The poll, however, wasn’t overwhelmingly unanimous. Turns out, picking a favorite ride at Disneyland isn’t easy. Does one vote for personal nostalgia, historical importance or modern wizardry? Readers singled out 18 different attractions, including two that are no longer at the resort — the Carousel of Progress and the Twilight Zone Tower of Terror, rides that live on in Florida at Walt Disney World.
In agreeing with me regarding It’s a Small World, reader Jan Lloyd wrote, “Not only is it a joyous ride, it is the ride that helps break down the barriers in this world, reminding us we are all here on the planet earth as one family.”
Pirates of the Caribbean led with about 26% of the votes.

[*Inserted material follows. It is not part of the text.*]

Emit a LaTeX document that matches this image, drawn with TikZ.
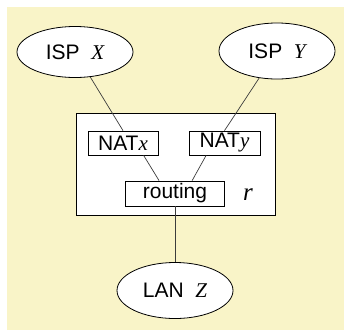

As a runner-up, It’s a Small World, received about 16% of No.1 votes. A few rides were tied with 7% of the votes, including the Haunted Mansion, the Disneyland Railroad and Star Wars: Rise of the Resistance. That last one and Indiana Jones Adventure were the only modern rides to receive multiple votes, as Times readers who took the survey tend to favor the attractions with historical importance.
Still, we loved Rise of the Resistance in our rankings, placing it at No. 4. We argued that if It’s a Small World, Pirates of the Caribbean and the Haunted Mansion represent Disneyland’s past, Rise of the Resistance represents its future.
Reader Iris Polak agreed. “The first time I rode [Rise of the Resistance] was a constant barrage of, ‘Wait, they can do that?’ I rode a motion simulator as part of the pre-show, got arrested by the First Order, watched the walls be struck by blaster fire and had my trackless ride vehicle drop into a motion simulator for the finale. The wait may be twice what I’d wait for even my second favorite, but there’s at least three different rides in there, so it’s a deal.”
If there was one thing many of the votes had in common, it’s that readers highlighted rides that emphasize world-building over high-speed thrills. In making the case for the Haunted Mansion, Shawndra Kuffel wrote, “The theme of this deathly attraction in the happiest place on earth shouldn’t work and yet the macabre humor and spooky vibes of this haunted house thrills in every way.”
While Big Thunder Mountain, the Matterhorn and the Incredicoaster received some attention, the resort’s pure thrill rides seemed to split the vote. It was old-fashioned Disney storytelling that our readers gravitated toward.
“There are certainly superior technical and sophisticated rides and attractions at Disneyland and California Adventure, but the sheer non-technical nature of the Storybook Land Canal Boats is precisely why I love it,” Gail Robillard wrote. “From the moment you enter Monstro’s mouth, reality is suspended and you enter a fantasy world of fairy tales. No tech, no drops, just lazy water and detailed miniatures.”